=== MATERIALS PROVIDED ===
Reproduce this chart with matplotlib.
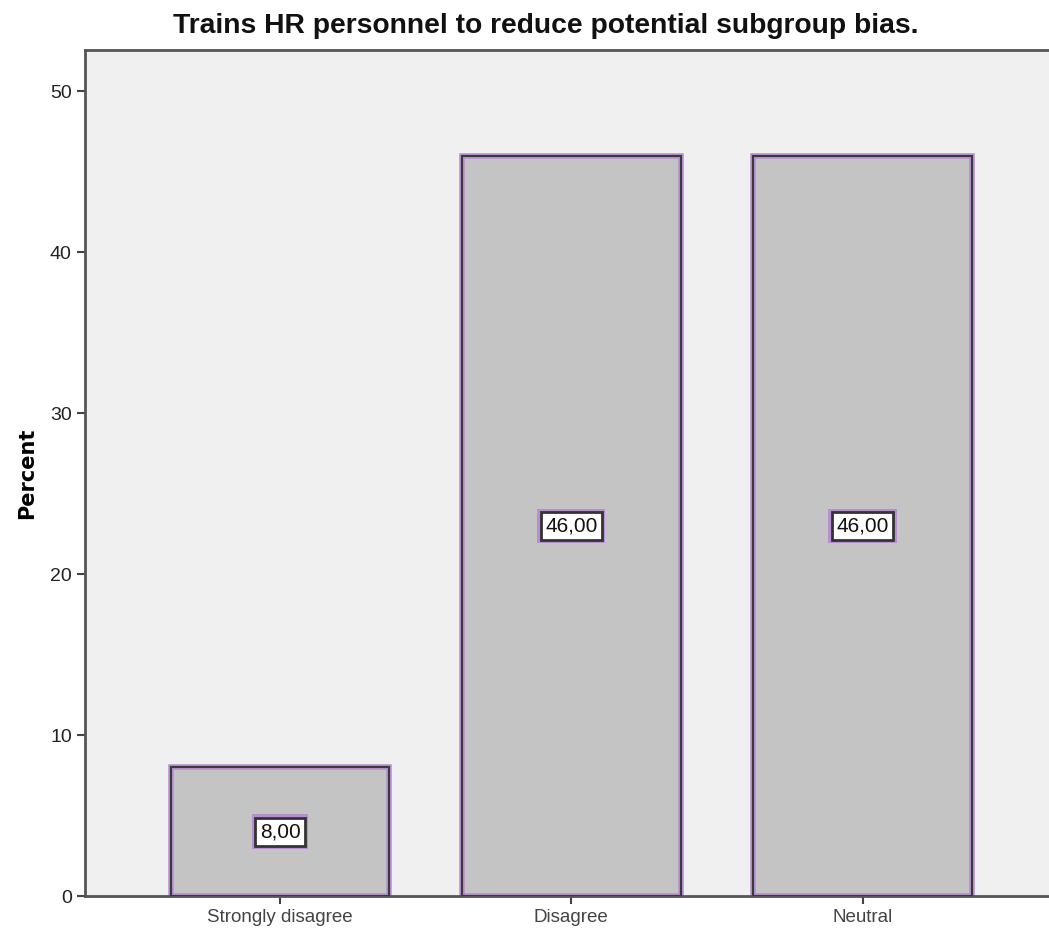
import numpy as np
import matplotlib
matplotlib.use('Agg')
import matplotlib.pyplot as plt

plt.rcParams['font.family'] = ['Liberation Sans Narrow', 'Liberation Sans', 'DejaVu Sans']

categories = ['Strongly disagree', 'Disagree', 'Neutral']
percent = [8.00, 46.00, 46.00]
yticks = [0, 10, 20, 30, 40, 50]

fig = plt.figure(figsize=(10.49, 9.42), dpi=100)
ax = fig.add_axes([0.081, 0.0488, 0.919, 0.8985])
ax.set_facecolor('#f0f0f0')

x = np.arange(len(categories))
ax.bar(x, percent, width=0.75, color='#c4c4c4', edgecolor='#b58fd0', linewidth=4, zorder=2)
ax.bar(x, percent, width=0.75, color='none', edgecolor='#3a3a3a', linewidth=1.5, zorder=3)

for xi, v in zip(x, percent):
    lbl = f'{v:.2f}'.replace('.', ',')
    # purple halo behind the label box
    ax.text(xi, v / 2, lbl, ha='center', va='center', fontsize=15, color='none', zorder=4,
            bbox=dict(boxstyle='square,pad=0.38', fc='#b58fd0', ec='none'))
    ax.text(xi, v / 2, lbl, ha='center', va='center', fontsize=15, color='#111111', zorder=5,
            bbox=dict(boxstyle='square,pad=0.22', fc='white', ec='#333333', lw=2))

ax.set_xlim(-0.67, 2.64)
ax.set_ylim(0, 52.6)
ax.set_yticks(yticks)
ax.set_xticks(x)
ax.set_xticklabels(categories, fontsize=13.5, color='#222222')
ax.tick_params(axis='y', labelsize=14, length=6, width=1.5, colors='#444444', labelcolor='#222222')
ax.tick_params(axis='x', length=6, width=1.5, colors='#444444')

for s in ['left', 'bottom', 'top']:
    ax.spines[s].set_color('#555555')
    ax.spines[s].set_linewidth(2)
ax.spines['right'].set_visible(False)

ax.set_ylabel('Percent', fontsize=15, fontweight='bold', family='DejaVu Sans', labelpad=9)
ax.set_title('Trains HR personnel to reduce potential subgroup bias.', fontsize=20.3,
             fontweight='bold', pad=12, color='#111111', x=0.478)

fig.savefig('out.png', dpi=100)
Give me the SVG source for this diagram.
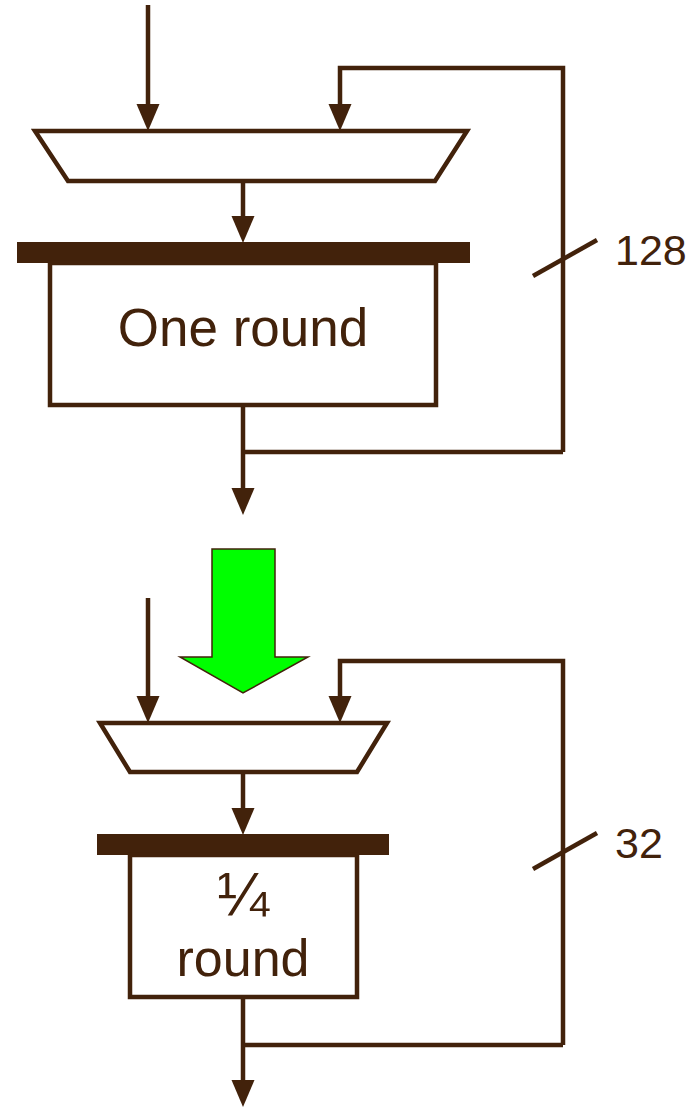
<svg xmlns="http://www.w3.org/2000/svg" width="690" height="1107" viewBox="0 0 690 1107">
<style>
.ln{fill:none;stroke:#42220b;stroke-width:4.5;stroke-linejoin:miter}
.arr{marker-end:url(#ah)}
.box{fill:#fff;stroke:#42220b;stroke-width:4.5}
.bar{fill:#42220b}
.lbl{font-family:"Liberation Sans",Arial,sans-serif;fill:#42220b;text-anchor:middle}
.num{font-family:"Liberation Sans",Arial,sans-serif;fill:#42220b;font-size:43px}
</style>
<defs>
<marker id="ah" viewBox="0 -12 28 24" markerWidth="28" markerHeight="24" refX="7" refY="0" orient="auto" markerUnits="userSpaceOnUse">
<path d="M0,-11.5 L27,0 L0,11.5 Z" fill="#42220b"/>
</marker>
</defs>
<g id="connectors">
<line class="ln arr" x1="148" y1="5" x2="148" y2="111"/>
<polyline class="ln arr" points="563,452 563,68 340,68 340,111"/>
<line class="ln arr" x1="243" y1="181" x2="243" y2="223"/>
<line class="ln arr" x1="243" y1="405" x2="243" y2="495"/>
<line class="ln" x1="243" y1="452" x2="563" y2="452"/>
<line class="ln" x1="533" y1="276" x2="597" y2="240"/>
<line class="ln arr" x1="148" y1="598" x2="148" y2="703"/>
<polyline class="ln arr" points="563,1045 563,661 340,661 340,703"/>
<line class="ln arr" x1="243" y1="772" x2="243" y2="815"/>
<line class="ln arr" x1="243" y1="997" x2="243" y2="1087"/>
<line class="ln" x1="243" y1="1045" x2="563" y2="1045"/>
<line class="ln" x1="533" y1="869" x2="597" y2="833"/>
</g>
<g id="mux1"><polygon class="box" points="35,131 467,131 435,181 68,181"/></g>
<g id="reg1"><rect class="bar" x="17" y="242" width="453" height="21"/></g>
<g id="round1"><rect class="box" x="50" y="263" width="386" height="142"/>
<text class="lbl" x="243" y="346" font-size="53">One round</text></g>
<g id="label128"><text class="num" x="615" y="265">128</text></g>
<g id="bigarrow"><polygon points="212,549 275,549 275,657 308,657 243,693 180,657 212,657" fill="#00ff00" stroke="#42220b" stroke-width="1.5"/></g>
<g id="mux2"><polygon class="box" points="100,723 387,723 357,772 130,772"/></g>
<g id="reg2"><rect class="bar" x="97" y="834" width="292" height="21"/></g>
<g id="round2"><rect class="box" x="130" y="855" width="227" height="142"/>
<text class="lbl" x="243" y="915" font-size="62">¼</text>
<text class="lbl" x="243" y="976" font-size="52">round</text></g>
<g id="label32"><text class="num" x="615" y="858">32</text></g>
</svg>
===
WHAT YOU NEED TO DO ▸ Search the preceding listing for "this" and extract every line where it is found.

REPLY ▸
Reproduce this chart with matplotlib.
Give me the SVG source for this diagram.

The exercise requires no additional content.